Не одного «представителя колхоза», не одного родителя встретила я в тот день в школе. Увидела здесь бригадира токарей из центральных колхозных мастерских Геннадия Ивановича Гапоненко.
Сначала подумала, что пришел, потому что «вызывали», — знала уже, что учатся здесь две его дочки (кстати, младшая была с ним рядом, жалась к отцу худенькая второклассница, счастливо держала его за руку).
Но предположения мои оказались неверными. Гапоненко направлялся в школьные мастерские. Здесь мальчики с четвертого по восьмой класс занимаются по программе техническим трудом. Преподаватель труда Виктор Евгеньевич Гурьев сразу же передал бразды правления Гапоненко. Уроки закончились, и Геннадий Иванович пришел в мастерские, чтобы вести кружок.
Ребята не заставили себя ждать. Некоторые уже успели пообедать и стояли за станками, другие подходили к мастеру, чтобы получить задание.
— А как же ваша бригада? Взрослая-то? — спрашиваю я.
— Ну, они знают, что я иду к нашим мальчишкам. Поработают эти два часа без меня и за меня. Важнее школы — дела нет.
«Важнее дела нет». Гапоненко взялся вести кружок не без дальнего прицела. В колхозных мастерских существует «проблема станочников», кадров не хватает.
Кадровая проблема — одна из очень острых. Не случайно о ней говорил Горин на съезде. Да и в каждой беседе со мной не уставал повторять: все будет путем, все наладится, когда сложатся прочные местные кадры — с корнями, с традициями, привязанные к этому краю.

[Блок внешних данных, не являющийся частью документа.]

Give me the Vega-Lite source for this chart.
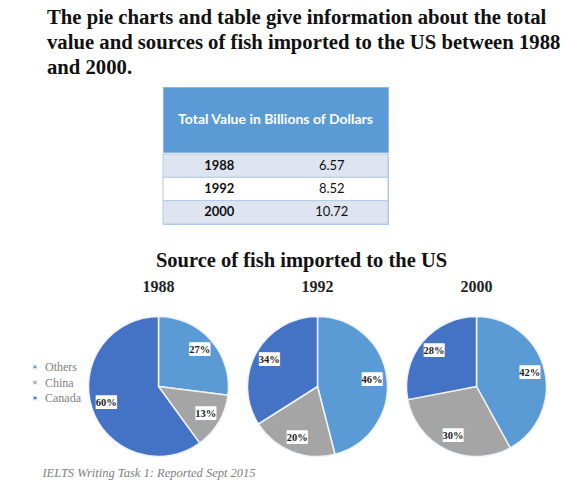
{
  "$schema": "https://vega.github.io/schema/vega-lite/v6.json",
  "background": "white",
  "padding": {"top": 6, "left": 29, "right": 5, "bottom": 5},
  "title": {
    "text": [
      "The pie charts and table give information about the total",
      "value and sources of fish imported to the US between 1988",
      "and 2000."
    ],
    "anchor": "start",
    "font": "Liberation Serif",
    "fontSize": 20.7,
    "fontWeight": "bold",
    "lineHeight": 25,
    "color": "#111111",
    "dx": 18,
    "offset": 8
  },
  "datasets": {
    "totals": [
      {"year": "1988", "value": "6.57"},
      {"year": "1992", "value": "8.52"},
      {"year": "2000", "value": "10.72"}
    ],
    "sources": [
      {"year": "1988", "source": "Others", "pct": 0.27},
      {"year": "1988", "source": "China", "pct": 0.13},
      {"year": "1988", "source": "Canada", "pct": 0.60},
      {"year": "1992", "source": "Others", "pct": 0.46},
      {"year": "1992", "source": "China", "pct": 0.20},
      {"year": "1992", "source": "Canada", "pct": 0.34},
      {"year": "2000", "source": "Others", "pct": 0.42},
      {"year": "2000", "source": "China", "pct": 0.30},
      {"year": "2000", "source": "Canada", "pct": 0.28}
    ]
  },
  "resolve": {"scale": {"x": "independent", "y": "independent", "color": "independent", "theta": "independent"}},
  "spacing": 25,
  "vconcat": [
    {
      "spacing": 0,
      "hconcat": [
        {
          "width": 74,
          "height": 1,
          "data": {"values": []},
          "mark": "point",
          "encoding": {}
        },
        {
          "spacing": 0,
          "vconcat": [
            {
              "width": 225,
              "height": 65,
              "view": {"fill": "#5b9bd5", "stroke": "#8db4e2"},
              "data": {"values": [{"header": "Total Value in Billions of Dollars"}]},
              "mark": {"type": "text", "font": "Lato", "fontSize": 14, "fontWeight": "bold", "color": "white"},
              "encoding": {"text": {"field": "header"}}
            },
            {
              "width": 225,
              "height": 70,
              "view": {"stroke": "#a9c6e6"},
              "data": {"name": "totals"},
              "encoding": {
                "y": {"field": "year", "type": "ordinal", "axis": null, "scale": {"paddingInner": 0, "paddingOuter": 0}}
              },
              "layer": [
                {
                  "mark": {"type": "rect", "stroke": "#b4cbe6", "strokeWidth": 1},
                  "encoding": {
                    "fill": {"condition": {"test": "datum.year === '1992'", "value": "#ffffff"}, "value": "#dfe5f0"}
                  }
                },
                {
                  "mark": {"type": "text", "font": "Lato", "fontSize": 13, "fontWeight": "bold", "color": "#111111"},
                  "encoding": {
                    "x": {"datum": "Year", "type": "nominal", "axis": null, "scale": {"domain": ["Year", "Value"]}},
                    "text": {"field": "year"}
                  }
                },
                {
                  "mark": {"type": "text", "font": "Lato", "fontSize": 13, "color": "#111111"},
                  "encoding": {
                    "x": {"datum": "Value", "type": "nominal", "axis": null, "scale": {"domain": ["Year", "Value"]}},
                    "text": {"field": "value"}
                  }
                }
              ]
            }
          ]
        }
      ]
    },
    {
      "spacing": 6,
      "vconcat": [
        {
          "data": {"name": "sources"},
          "title": {
            "text": "Source of fish imported to the US",
            "font": "Liberation Serif",
            "fontSize": 20.5,
            "fontWeight": "bold",
            "anchor": "middle",
            "color": "#111111",
            "dx": -16,
            "offset": 8
          },
          "facet": {
            "column": {
              "field": "year",
              "type": "ordinal",
              "title": null,
              "header": {
                "labelFont": "Liberation Serif",
                "labelFontSize": 16,
                "labelFontWeight": "bold",
                "labelColor": "#222222",
                "labelPadding": 18
              }
            }
          },
          "spacing": 12,
          "spec": {
            "width": 141,
            "height": 141,
            "encoding": {
              "theta": {"field": "pct", "type": "quantitative", "stack": true},
              "order": {"field": "source", "sort": "descending"}
            },
            "layer": [
              {
                "mark": {"type": "arc", "outerRadius": 70, "stroke": "#eef2f7", "strokeWidth": 1.5},
                "encoding": {
                  "color": {
                    "field": "source",
                    "type": "nominal",
                    "scale": {"domain": ["Others", "China", "Canada"], "range": ["#5b9bd5", "#a5a5a5", "#4472c4"]},
                    "legend": {
                      "orient": "none",
                      "legendX": -59,
                      "legendY": 45,
                      "title": null,
                      "symbolType": "square",
                      "symbolSize": 18,
                      "labelOffset": 4,
                      "labelFont": "Liberation Serif",
                      "labelFontSize": 12,
                      "labelColor": "#7f7f7f",
                      "rowPadding": 3.5
                    }
                  }
                }
              },
              {
                "mark": {"type": "text", "radius": 55, "text": "\u2588\u2588\u2588", "font": "DejaVu Sans Mono", "fontSize": 11.5, "color": "white"},
                "encoding": {"detail": {"field": "source"}}
              },
              {
                "mark": {"type": "text", "radius": 55, "font": "Liberation Serif", "fontSize": 10.5, "fontWeight": "bold", "color": "#222222"},
                "encoding": {
                  "detail": {"field": "source"},
                  "text": {"field": "pct", "type": "quantitative", "format": ".0%"}
                }
              }
            ]
          }
        },
        {
          "width": 122,
          "height": 14,
          "data": {"values": [{"note": "IELTS Writing Task 1: Reported Sept 2015"}]},
          "mark": {"type": "text", "font": "Liberation Serif", "fontStyle": "italic", "fontSize": 12.5, "color": "#808080"},
          "encoding": {"text": {"field": "note"}}
        }
      ]
    }
  ],
  "config": {
    "view": {"stroke": null}
  }
}
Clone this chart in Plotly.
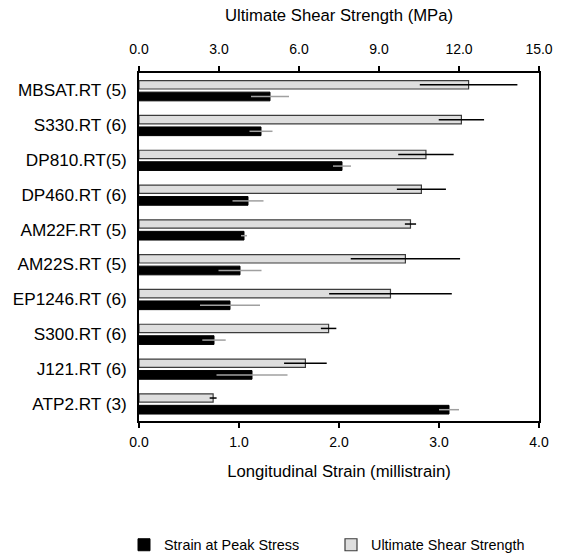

— Нынче кадры вам хорошие на тарелочке не поднесут. Нужны иногда годы, чтобы их подготовить. Идите в школу. Присматривайтесь. Убеждайте, что лучше вашего труда нет. Приучайте. Приводите на рабочее место — требую от специалистов. Они же — родители. Те самые, что будут печалиться, если опустеет сельский дом и замаячит перед ними одинокая старость. Помогайте друг другу. Ты убеди его Маню, он — твоего Ваню не спешить, присмотреться, попробовать сельский труд. Вдруг понравится?